There is much to be done to achieve a complete ban on all forms of unconventional fossil-fuels in Scotland.  The moratorium is a huge achievement, and so is the level of mobilisation on this issue.  The people have become powerful, but the industry, and their government insiders, have not yet been beaten.

Resistance beyond the border

If Scotland completes its journey to a ban on fracking and unconventional oil and gas, will the rest of the UK follow?

There has already been a significant spillover effect to the debate in Wales, with restrictions on fracking promised shortly after Scotland’s policy shift.

Experience in England is more sobering. A local moratorium in Blackpool, which followed earthquakes caused by fracking, lasted less than a year. Opposition is widespread and angry, but is largely focused on local fights. The UK’s biggest political parties were broadly pro-fracking going into May’s General Election, and bolstered by an unexpectedly strong election victory, the Conservatives are likely to run one of the most pro-fracking governments in Europe.
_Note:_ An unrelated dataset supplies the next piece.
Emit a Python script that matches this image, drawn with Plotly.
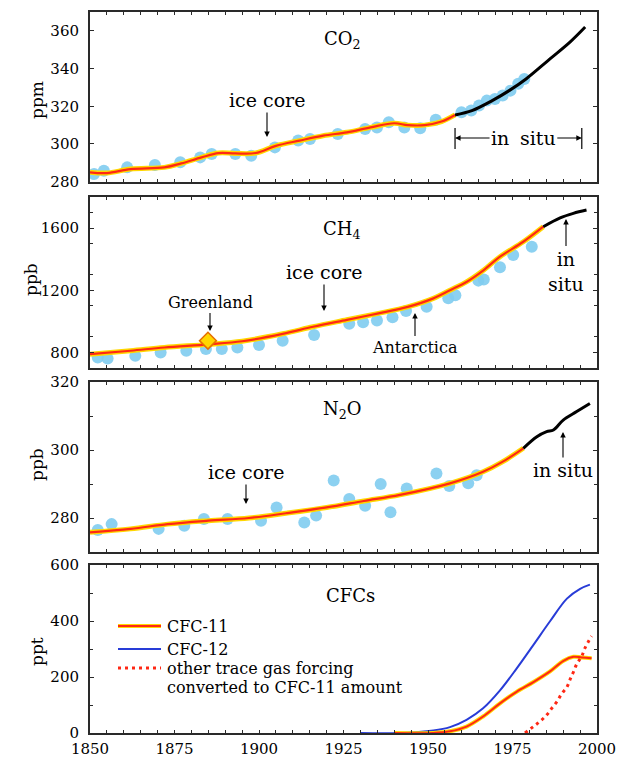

The SNP’s landslide victory in the General Election, winning all but three seats in Scotland, provides hope for some, yet despite imposing the moratorium in Scotland their stance on fracking still remains ambiguous and the impact they could have on a Conservative majority government remains uncertain.  Scottish communities can, and will, inspire battles in the rest of the UK, but they cannot lead them.

In Europe, despite moratoriums in France and Germany, the level of mobilisation in Scotland is still seen as something to aspire to.  This hard working and highly effective Scottish community movement can clearly be a leading light to many others globally.

Activists who began fighting drilling proposals were shocked into action by stories of acute health and environmental impacts in America and Australia.  The movement those campaigners build is now as much about sovereignty and democracy.  What other victories can this inspire?